Knowledge of a Southeast Asian language, especially Vietnamese, can give job-seekers the edge in finding employment, as evidenced by a recent National Immigration Agency (NIA) recruitment examination.
The following is coverage of the topic by the United Daily News:
The NIA , which recruits people at irregular intervals, said that in recent years, the agency has targeted the growing number of foreign spouses of local nationals for service more and more and is in need of more people who know Southeast Asian languages.
Taking this year's test as an example, the agency said that those who registered for the Thai or Vietnamese tests had a 10 times better chance of being selected than those who opted for the English test.
The agency said that among those who registered to sit the Southeast Asian language tests, such as Thai, Indonesian and Vietnamese, one in 10 was selected, compared with one in 100 selected from among those who took the English, French or Japanese language tests.
The NIA said the agency holds examinations for both junior and senior civil servant positions.
Those who who pass the junior exam can expect a monthly salary of NT$40,000 (US$1,334), while those who pass the senior test, can get a starting salary of up to NT$46,000, both of which figures are much more attractive than the average offered in the private sector, the NIA said.
NIA Director-General Hsieh Li-kung said that if colleges are keeping their fingers on the pulse of society, they should know that the country is in need of people who know Southeast Asian languages, and should offer courses in these subjects.
"The offering of Southeast Asian language learning would be a big help for students seeking employment after graduation," according to Hsieh.
In recent years, the Ministry of Education has provided subsidies to senior high schools that offer second languages, including Vietnamese.
Chang Ming-wen, director of the ministry's Department of Secondary Education, said that a visit to an online recruitment website shows that those who speak Vietnamese can have a choice of more than 1,300 jobs, far more than those who know other languages.
However, the Department of East Asian Languages & Literature of the National University of Kaohsiung is the only department in Taiwan that offers Vietnamese courses.
Even before students majoring in Vietnamese graduate, Taiwanese businessmen with operations in Vietnam make them offers of a handsome NT$45,000 a month to try to secure them, said Chern Jyh-wen, director of the department.
He said that the department has three divisions -- Japanese, Vietnamese and Korean -- and that the students who major in Vietnamese are almost fully employed.
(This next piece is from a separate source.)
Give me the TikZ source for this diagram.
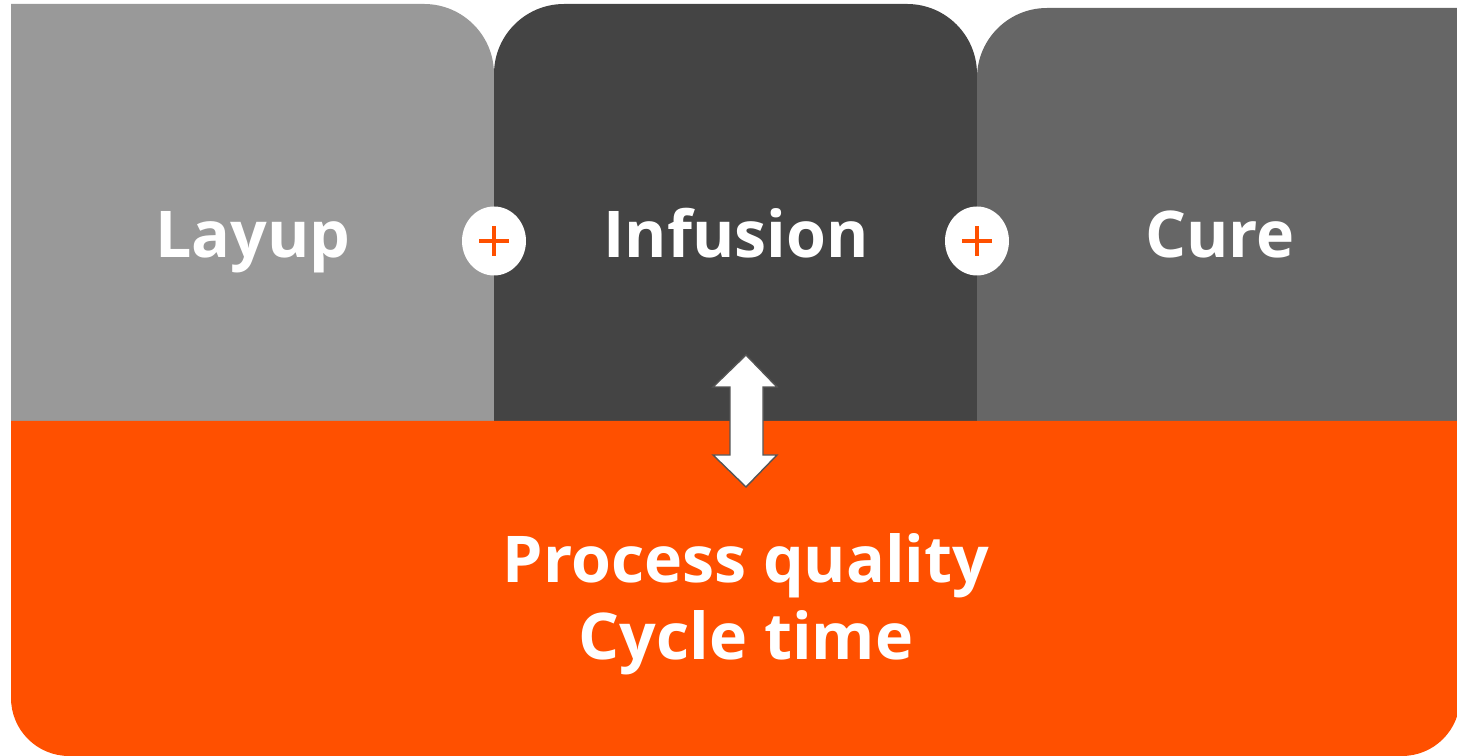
\documentclass[tikz,border=0pt]{standalone}
\usepackage{fontspec}
\setmainfont{Open Sans}
\usetikzlibrary{shapes.geometric}
\definecolor{layupgray}{HTML}{999999}
\definecolor{infusiongray}{HTML}{444444}
\definecolor{curegray}{HTML}{666666}
\definecolor{procorange}{HTML}{FF5000}
\definecolor{arrowedge}{HTML}{555555}
\tikzset{
    steplabel/.style={text=white, font=\bfseries\fontsize{36.7}{44}\selectfont, anchor=base, inner sep=0pt},
    plusdisc/.style={ellipse, fill=white, minimum width=1.28cm, minimum height=1.38cm, inner sep=0pt},
    plusbar/.style={procorange, line width=2.3pt}
}
\begin{document}
\begin{tikzpicture}[x=0.02cm, y=0.02cm]
        \useasboundingbox (0, 0) rectangle (1457, 756);
        % process steps
        \fill[layupgray] (11, 335) -- (11, 752) -- (424, 752) 
        arc[start angle=90, end angle=0, radius=1.4cm] -- (494, 335) -- cycle;
        \fill[infusiongray] (494, 335) -- (494, 682) 
        arc[start angle=180, end angle=90, radius=1.4cm] -- (907, 752) 
        arc[start angle=90, end angle=0, radius=1.4cm] -- (977, 335) -- cycle;
        \fill[curegray] (977, 335) -- (977, 678) 
        arc[start angle=180, end angle=90, radius=1.4cm] -- (1465, 748) 
        -- (1465, 335) -- cycle;
        % outcome band
        \fill[procorange] (11, 335) -- (11, 58) 
        arc[start angle=180, end angle=270, radius=1.16cm] -- (1402, 0) 
        arc[start angle=270, end angle=360, radius=1.16cm] -- (1460, 335) -- cycle;
        % labels
        \node[steplabel] (layup) at (253, 498) {Layup};
        \node[steplabel] (infusion) at (736, 498) {Infusion};
        \node[steplabel] (cure) at (1220, 498) {Cure};
        \node[steplabel] (quality) at (746, 173) {Process quality};
        \node[steplabel] (cycletime) at (746, 96) {Cycle time};
        % plus signs
        \foreach \px/\name in {494/plusA, 977/plusB} {
            \node[plusdisc] (\name) at (\px, 515) {};
            \draw[plusbar] ([xshift=-0.3cm]\name.center) -- ([xshift=0.3cm]\name.center);
            \draw[plusbar] ([yshift=-0.3cm]\name.center) -- ([yshift=0.3cm]\name.center);
        }
        % double arrow
        \filldraw[fill=white, draw=arrowedge, line width=0.8pt] (746, 401) -- (777, 369) 
        -- (763, 369) -- (763, 301) -- (777, 301) -- (746, 269) -- (713, 301) 
        -- (730, 301) -- (730, 369) -- (713, 369) -- cycle;
    \end{tikzpicture}
\end{document}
If they work as special assistants for Taiwanese businessmen in Vietnam, they can enjoy a salary of NT$45,000, as well as accommodation, conditions that are even better than most Masters degree holders in Taiwan.
According to Ministry of Education statistics, 10 percent of the mothers of students in elementary schools in Taiwan now come from Southeast Asia and China.
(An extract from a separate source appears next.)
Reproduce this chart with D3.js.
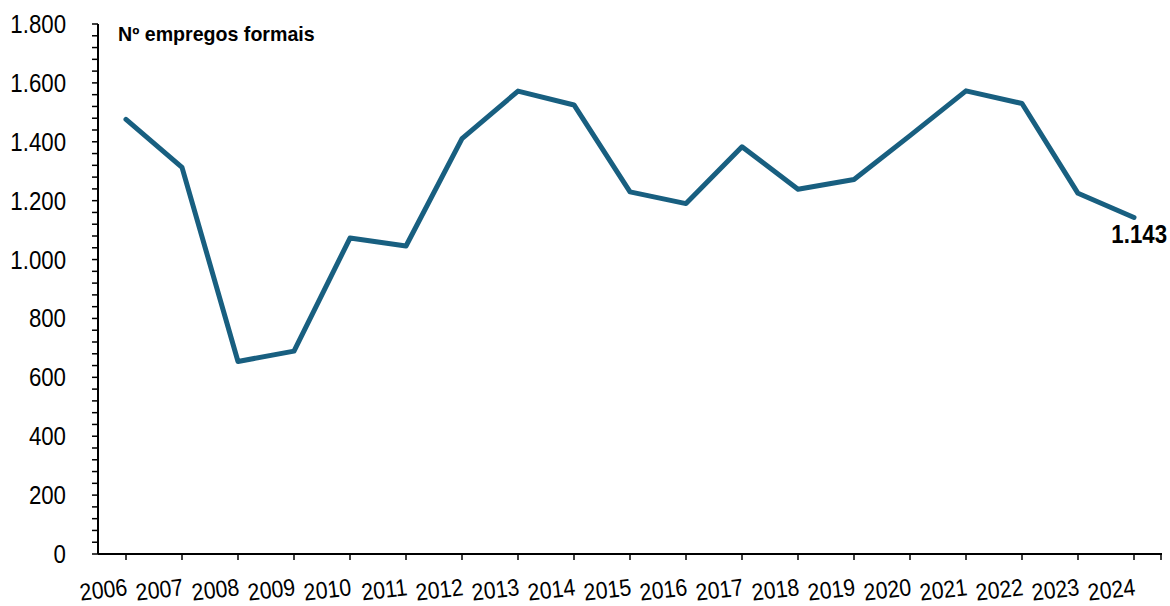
<!DOCTYPE html>
<html><head><meta charset="utf-8">
<script src="https://cdn.jsdelivr.net/npm/d3@7"></script>
<style>
body{margin:0;background:#fff;}
svg{display:block;}
text{font-family:"Liberation Sans",Arial,sans-serif;fill:#000;}
</style></head>
<body>
<svg id="chart" width="1170" height="606"></svg>
<script>
const years = ["2006","2007","2008","2009","2010","2011","2012","2013","2014","2015","2016","2017","2018","2019","2020","2021","2022","2023","2024"];
const empregos = [1476,1313,654,689,1073,1046,1411,1572,1525,1230,1190,1383,1239,1272,1421,1573,1530,1225,1143];
const yTicks = [0,200,400,600,800,1000,1200,1400,1600,1800];
const title = "Nº empregos formais";
const lastLabel = "1.143";

const svg = d3.select("#chart");
const mL = 98, mR = 1162, mT = 24, mB = 554;
const x = d3.scaleBand().domain(years).range([mL, mR]).padding(0);
const y = d3.scaleLinear().domain([0,1800]).range([mB, mT]);
const fmt = v => d3.format(",")(v).replace(/,/g, ".");
const cx = d => x(d) + x.bandwidth()/2;
const SX = 0.89;

// y axis minor ticks
const minor = d3.range(0, 1801, 40);
svg.append("g").selectAll("line").data(minor).join("line")
  .attr("x1", mL-6).attr("x2", mL).attr("y1", d=>y(d)).attr("y2", d=>y(d))
  .attr("stroke","#000").attr("stroke-width",1.5);
svg.append("line").attr("x1",mL).attr("x2",mL).attr("y1",mT).attr("y2",mB)
  .attr("stroke","#000").attr("stroke-width",2);
svg.append("g").selectAll("text").data(yTicks).join("text")
  .attr("transform", d=>`translate(66,${y(d)}) scale(${SX},1)`)
  .attr("dy","0.36em")
  .attr("text-anchor","end").attr("font-size",25).text(d=>fmt(d));

// x axis
svg.append("line").attr("x1",mL).attr("x2",mR).attr("y1",mB).attr("y2",mB)
  .attr("stroke","#000").attr("stroke-width",2);
const xt = years.map(cx).concat([mR-1]);
svg.append("g").selectAll("line").data(xt).join("line")
  .attr("x1",d=>d).attr("x2",d=>d).attr("y1",mB).attr("y2",mB+6)
  .attr("stroke","#000").attr("stroke-width",1.5);
svg.append("g").selectAll("text").data(years).join("text")
  .attr("transform", d=>`translate(${cx(d)+2},595) rotate(-7) scale(${SX},1)`)
  .attr("text-anchor","end").attr("font-size",24).text(d=>d);

// line
const line = d3.line().x((d,i)=>cx(years[i])).y(d=>y(d));
svg.append("path").datum(empregos).attr("d", line)
  .attr("fill","none").attr("stroke","#185f80").attr("stroke-width",5)
  .attr("stroke-linejoin","round").attr("stroke-linecap","round");

svg.append("text").attr("transform","translate(118,41) scale(0.98,1)")
  .attr("font-size",20).attr("font-weight","bold").text(title);
svg.append("text").attr("transform",`translate(1167,243) scale(${SX},1)`).attr("text-anchor","end")
  .attr("font-size",25).attr("font-weight","bold").text(lastLabel);
</script>
</body></html>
Education Minister Chiang Wei-ling said Thursday that the ministry will come up with measures to encourage children from new immigrant families to learn to speak the mother tongues of their parents.
"If a child learns more than one language, it will build up his or her competitive edge," Chiang said.
National Chengchi University offers classes in Vietnamese, Thai and Malay for the public, of which Vietnamese has proved the most popular.
The popularity of Southeast Asian languages is directly related to the growing number of foreign spouses from Southeast Asian nations, as well as Taiwan's closer trade ties and increasing reliance on exports to the region.
Economic officials have said that in the first five months of this year, Taiwan's exports to China and Hong Kong registered negative growth of 10 percent, while exports to the six members of the Association of Southeast Asian Nations -- the Philippines, Malaysia, Thailand, Singapore, Indonesia and Brunei -- registered 6 percent growth for the same period.
"This shows that the ASEAN market has become the prime mover for Taiwan exports," an official said, adding that between 2002 and 2011, the average annual growth rate of Taiwan's exports to the six ASEAN member countries was 13 percent, higher than the average of 9.3 percent for overall export growth.
If assessed by region, the ratio of Taiwan's exports to the six countries was below only China and Hong Kong, while the ratio to the United States, Europe and Japan has shown a decline.